Though not precise to automated trading systems, traders who employ backtesting techniques can create great systems on paper. Over-optimization refers to excessive curve-fitting that produces an unreliable trading plan in live trading. For instance, it’s possible to tweak a strategy to achieve exceptional results on the historical data.
Choosing the Best Automated Trading System
When going for an automated trading platform, it’s crucial to look for some important features before you decide. Different automated trading platforms offer different services. They have their own pros and cons, might suit certain strategies and better than the others.
A backtest is a historical simulation of an algorithmic trading strategy. It sees how it would have performed on the data in the past. Backtest results usually show the strategy’s performance in terms of profits and losses and some popular performance statistics.
Hence, good backtesting software can be a great plus for an automated trading platform. Backtests has two categories ‘Research Backtesters’ and ‘Event-Driven Backtesting’.
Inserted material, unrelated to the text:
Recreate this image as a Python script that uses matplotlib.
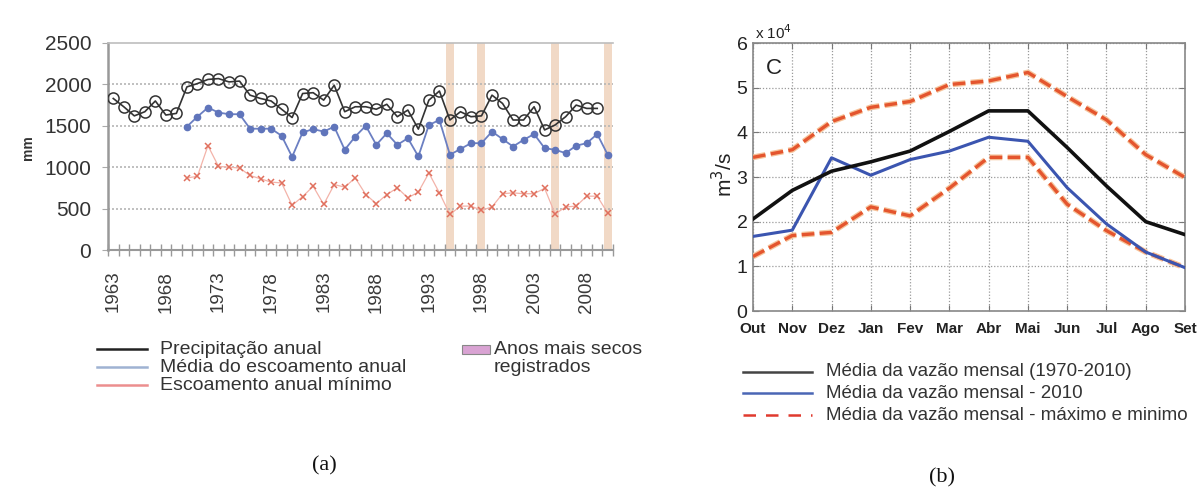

Choice of programming language is very important while deciding which platform to use for automating your trading strategy. Different languages have different pros and cons. Most commonly used programming languages used for algorithmic trading are C++, C#, Java, R, Python, and MATLAB.
Different automated trading platforms provide access to/support trading/backtesting of certain securities only. For instance, there are platforms in Forex trading or Equities trading only that too in specific markets. You need to make sure what the automated trading platform offers and then decide based on your needs. The frequency of data that you would need should also be taken into account. Some strategies would require daily EOD data while some other strategies might require intraday trading data.
Some automated trading platforms also provide the web-based platform for online trading and backtesting. That makes it easy and convenient to access your trading platform anywhere. The web-based platform may have less number of features compared to the desktop trading platform.
Different automated stock trading platforms vary in ease of use. Some platforms may require actual programming expertise while others may not. Most platforms provide a demo version which can help you decide what fits your comfort level.
The complexity of platforms can be different for different assets. Also, one should check the different tools & features available to analyze the specific asset class.
Number of Strategies Allowed
Sometimes there might be restrictions on the number of long or short strategies loaded on a particular account. With that, you might need extra accounts for more strategies.
You should also check if you have enough memory on your computer for multiple accounts if required as it can be memory-intensive. Some platforms offer their own trading strategies as add-ons which can be subscribed by paying a periodic or one-time fee.
Trading commissions can impact your profits to a great extent. Carefully choose the plan which suits your trading requirements. Also, check if there are initial and/or monthly fees; and lastly, check the offering against it to make sure you’re only paying for services which you actually want.
Technical Support & Customer Service
Automated trading platforms are likely to have an extremely high “up-time” and rarely go out of service. Before choosing the platform, you should check the history of outages. Also, check if there have been any other issues in the past, how soon were those resolved and how knowledgeable and helpful was the support team.
Although appealing for a variety of reasons, automated trading systems shouldn’t be a substitute for carefully executed trading. Mechanical failures can happen, and as such, these systems do require monitoring. Server-based platforms may provide a solution for traders wishing to minimize the risks of mechanical failures.